Exercise brief:
Identify all lines of the data containing the string "this" and copy them.

───

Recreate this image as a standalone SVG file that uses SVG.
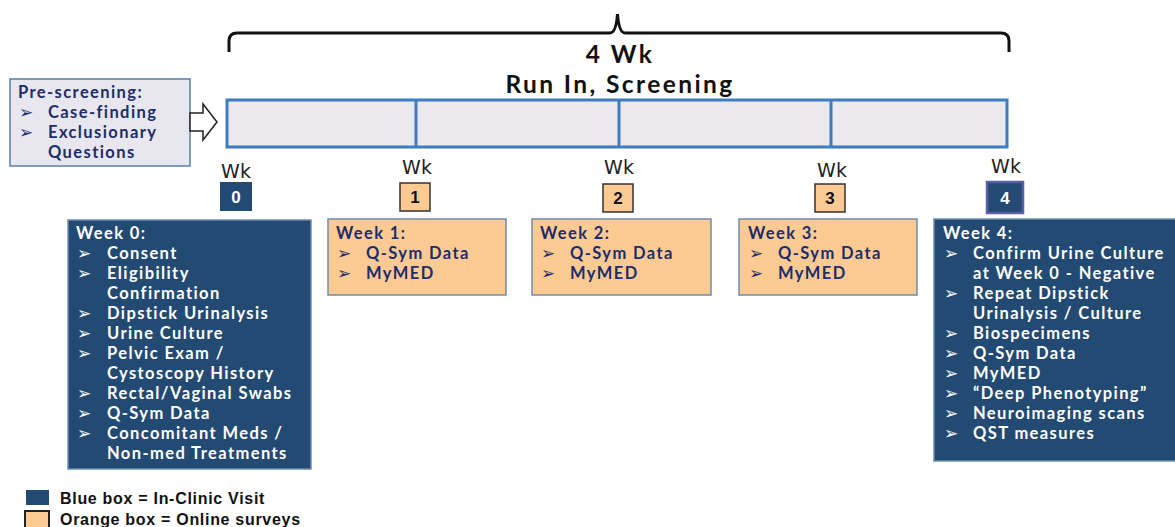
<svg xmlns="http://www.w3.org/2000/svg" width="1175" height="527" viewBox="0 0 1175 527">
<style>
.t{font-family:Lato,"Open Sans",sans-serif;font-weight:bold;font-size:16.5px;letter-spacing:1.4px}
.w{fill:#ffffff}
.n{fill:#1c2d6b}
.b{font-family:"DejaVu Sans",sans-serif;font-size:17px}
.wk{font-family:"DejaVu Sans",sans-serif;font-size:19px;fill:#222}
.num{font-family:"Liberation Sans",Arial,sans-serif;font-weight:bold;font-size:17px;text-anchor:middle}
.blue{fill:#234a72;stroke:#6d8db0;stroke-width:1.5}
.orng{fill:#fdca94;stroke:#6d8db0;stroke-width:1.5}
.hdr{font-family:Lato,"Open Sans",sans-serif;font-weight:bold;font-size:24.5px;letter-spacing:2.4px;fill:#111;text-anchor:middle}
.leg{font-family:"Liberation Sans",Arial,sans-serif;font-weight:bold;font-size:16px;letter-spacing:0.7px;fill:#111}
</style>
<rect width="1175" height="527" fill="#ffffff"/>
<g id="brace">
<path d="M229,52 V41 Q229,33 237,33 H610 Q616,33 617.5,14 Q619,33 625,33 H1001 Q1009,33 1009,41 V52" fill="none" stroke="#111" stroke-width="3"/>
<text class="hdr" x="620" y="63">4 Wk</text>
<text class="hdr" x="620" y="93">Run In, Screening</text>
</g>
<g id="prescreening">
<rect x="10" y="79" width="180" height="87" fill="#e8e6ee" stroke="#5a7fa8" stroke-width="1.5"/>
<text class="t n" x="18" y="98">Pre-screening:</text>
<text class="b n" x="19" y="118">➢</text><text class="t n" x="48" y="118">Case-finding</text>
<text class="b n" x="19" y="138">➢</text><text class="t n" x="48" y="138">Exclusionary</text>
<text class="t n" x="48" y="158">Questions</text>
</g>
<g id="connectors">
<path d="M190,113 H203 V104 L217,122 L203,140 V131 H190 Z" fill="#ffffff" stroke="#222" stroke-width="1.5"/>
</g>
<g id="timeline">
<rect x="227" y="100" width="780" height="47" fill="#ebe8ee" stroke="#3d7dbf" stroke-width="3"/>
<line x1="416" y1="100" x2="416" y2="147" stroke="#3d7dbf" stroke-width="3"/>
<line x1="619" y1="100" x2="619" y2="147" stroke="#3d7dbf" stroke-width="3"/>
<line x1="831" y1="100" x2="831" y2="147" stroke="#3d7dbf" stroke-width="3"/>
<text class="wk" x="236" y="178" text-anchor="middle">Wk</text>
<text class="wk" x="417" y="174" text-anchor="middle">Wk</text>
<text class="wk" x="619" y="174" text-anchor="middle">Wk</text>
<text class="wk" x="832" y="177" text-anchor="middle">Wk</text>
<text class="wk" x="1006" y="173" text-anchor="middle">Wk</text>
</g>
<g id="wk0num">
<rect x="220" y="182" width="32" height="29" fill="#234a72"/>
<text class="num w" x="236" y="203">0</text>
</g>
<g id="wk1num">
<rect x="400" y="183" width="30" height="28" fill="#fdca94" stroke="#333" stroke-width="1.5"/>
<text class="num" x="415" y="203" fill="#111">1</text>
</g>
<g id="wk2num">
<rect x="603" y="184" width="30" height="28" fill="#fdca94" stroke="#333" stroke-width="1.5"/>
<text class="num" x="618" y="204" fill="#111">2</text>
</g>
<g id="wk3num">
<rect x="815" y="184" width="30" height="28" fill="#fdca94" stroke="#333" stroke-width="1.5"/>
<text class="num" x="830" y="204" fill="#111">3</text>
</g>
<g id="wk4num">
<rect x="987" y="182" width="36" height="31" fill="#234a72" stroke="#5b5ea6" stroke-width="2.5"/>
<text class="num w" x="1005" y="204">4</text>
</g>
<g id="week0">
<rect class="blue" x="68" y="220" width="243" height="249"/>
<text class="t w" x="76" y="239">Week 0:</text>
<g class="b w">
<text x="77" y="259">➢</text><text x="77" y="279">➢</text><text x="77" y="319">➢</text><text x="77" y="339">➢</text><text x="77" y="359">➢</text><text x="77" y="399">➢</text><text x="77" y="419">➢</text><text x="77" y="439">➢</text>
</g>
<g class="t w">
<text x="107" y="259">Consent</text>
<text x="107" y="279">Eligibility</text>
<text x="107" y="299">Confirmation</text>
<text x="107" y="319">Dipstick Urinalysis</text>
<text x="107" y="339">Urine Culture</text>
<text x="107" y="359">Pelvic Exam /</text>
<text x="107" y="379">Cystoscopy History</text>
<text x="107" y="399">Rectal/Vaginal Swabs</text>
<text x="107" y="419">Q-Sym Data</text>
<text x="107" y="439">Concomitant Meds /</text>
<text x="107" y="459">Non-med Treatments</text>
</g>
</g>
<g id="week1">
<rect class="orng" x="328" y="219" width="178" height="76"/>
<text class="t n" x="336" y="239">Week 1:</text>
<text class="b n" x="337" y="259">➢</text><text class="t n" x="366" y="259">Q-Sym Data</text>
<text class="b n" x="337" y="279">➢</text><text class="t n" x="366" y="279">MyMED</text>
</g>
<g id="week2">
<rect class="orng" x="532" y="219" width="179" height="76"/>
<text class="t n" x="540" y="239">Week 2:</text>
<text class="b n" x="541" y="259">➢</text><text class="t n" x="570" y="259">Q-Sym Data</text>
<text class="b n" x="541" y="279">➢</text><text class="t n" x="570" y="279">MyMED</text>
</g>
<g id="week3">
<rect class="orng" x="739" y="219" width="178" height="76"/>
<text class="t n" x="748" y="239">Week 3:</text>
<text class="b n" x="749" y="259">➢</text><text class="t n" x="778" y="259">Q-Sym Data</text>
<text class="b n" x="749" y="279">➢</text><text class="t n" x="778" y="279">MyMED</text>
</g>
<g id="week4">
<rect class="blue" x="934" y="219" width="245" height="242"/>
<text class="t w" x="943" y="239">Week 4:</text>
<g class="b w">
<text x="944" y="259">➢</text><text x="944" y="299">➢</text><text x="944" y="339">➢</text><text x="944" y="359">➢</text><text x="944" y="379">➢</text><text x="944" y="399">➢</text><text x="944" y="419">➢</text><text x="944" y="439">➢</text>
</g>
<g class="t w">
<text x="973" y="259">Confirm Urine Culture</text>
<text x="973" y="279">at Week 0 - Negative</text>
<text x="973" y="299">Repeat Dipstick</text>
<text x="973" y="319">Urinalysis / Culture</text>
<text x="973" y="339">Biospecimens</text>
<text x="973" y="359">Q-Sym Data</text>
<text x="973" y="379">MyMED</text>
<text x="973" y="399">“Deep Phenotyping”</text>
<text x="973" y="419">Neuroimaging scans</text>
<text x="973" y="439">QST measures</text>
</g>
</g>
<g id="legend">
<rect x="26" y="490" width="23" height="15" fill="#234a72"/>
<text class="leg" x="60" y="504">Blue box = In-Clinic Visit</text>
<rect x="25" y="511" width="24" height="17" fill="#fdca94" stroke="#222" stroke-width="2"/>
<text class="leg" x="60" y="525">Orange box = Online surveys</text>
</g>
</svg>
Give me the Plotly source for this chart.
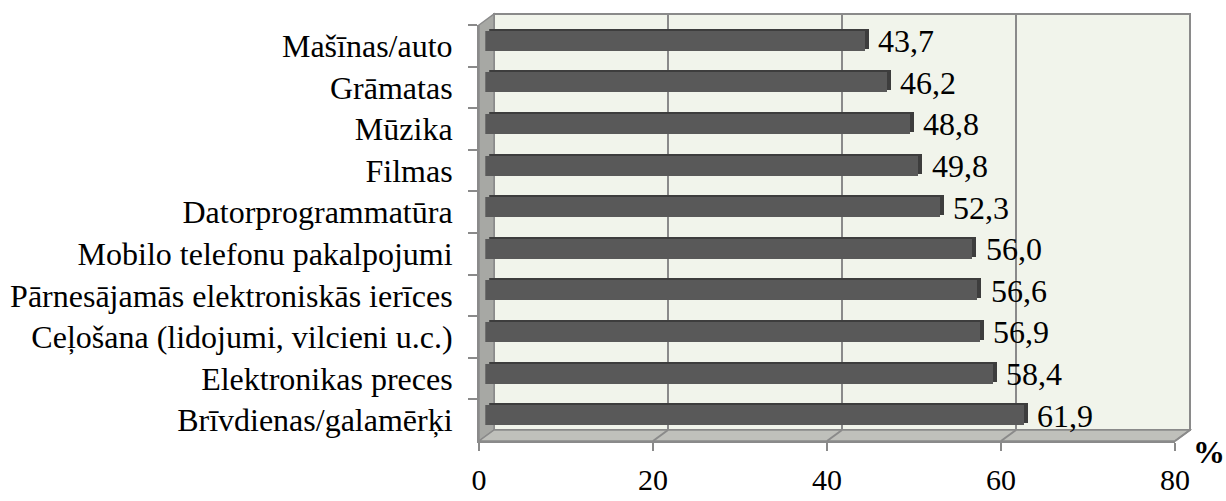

───

Answer:
Recreate this image as a standalone SVG file that uses SVG.
Give me the Plotly source for this chart.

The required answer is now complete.